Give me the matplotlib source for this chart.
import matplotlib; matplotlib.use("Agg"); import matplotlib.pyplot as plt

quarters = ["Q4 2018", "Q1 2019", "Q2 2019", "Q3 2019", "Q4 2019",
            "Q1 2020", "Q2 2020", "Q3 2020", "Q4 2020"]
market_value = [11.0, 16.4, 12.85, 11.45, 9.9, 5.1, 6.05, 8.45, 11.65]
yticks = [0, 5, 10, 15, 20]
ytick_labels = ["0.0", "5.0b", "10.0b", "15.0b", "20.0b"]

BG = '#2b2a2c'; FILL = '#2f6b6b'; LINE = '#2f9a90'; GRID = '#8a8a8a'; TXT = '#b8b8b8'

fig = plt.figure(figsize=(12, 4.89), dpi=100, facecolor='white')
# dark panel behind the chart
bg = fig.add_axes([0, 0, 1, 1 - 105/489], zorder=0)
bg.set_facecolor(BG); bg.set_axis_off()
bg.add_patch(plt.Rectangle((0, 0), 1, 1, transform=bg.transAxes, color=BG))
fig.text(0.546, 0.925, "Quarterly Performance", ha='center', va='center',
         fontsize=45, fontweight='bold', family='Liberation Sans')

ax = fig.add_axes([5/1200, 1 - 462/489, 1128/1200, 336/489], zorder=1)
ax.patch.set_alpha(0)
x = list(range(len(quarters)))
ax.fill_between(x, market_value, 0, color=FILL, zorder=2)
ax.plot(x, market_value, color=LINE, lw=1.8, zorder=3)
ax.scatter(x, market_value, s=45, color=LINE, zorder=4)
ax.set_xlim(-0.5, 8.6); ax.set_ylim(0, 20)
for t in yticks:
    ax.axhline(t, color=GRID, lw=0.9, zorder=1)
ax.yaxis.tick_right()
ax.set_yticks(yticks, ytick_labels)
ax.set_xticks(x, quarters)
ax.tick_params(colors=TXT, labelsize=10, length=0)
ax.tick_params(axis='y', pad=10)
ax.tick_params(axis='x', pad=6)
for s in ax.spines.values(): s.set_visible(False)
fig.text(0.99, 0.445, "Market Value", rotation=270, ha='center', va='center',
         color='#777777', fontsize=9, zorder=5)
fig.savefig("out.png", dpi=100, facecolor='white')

══════════════════════════════

PROBLEM DETAILS: Begin with the first line of the listing and copy exactly through the line that contains "BG = '#2b2a2c';", please, keeping both ends and leaving out everything after.

SOLUTION BELOW:
Give me the matplotlib source for this chart.
import matplotlib; matplotlib.use("Agg"); import matplotlib.pyplot as plt

quarters = ["Q4 2018", "Q1 2019", "Q2 2019", "Q3 2019", "Q4 2019",
            "Q1 2020", "Q2 2020", "Q3 2020", "Q4 2020"]
market_value = [11.0, 16.4, 12.85, 11.45, 9.9, 5.1, 6.05, 8.45, 11.65]
yticks = [0, 5, 10, 15, 20]
ytick_labels = ["0.0", "5.0b", "10.0b", "15.0b", "20.0b"]

BG = '#2b2a2c'; FILL = '#2f6b6b'; LINE = '#2f9a90'; GRID = '#8a8a8a'; TXT = '#b8b8b8'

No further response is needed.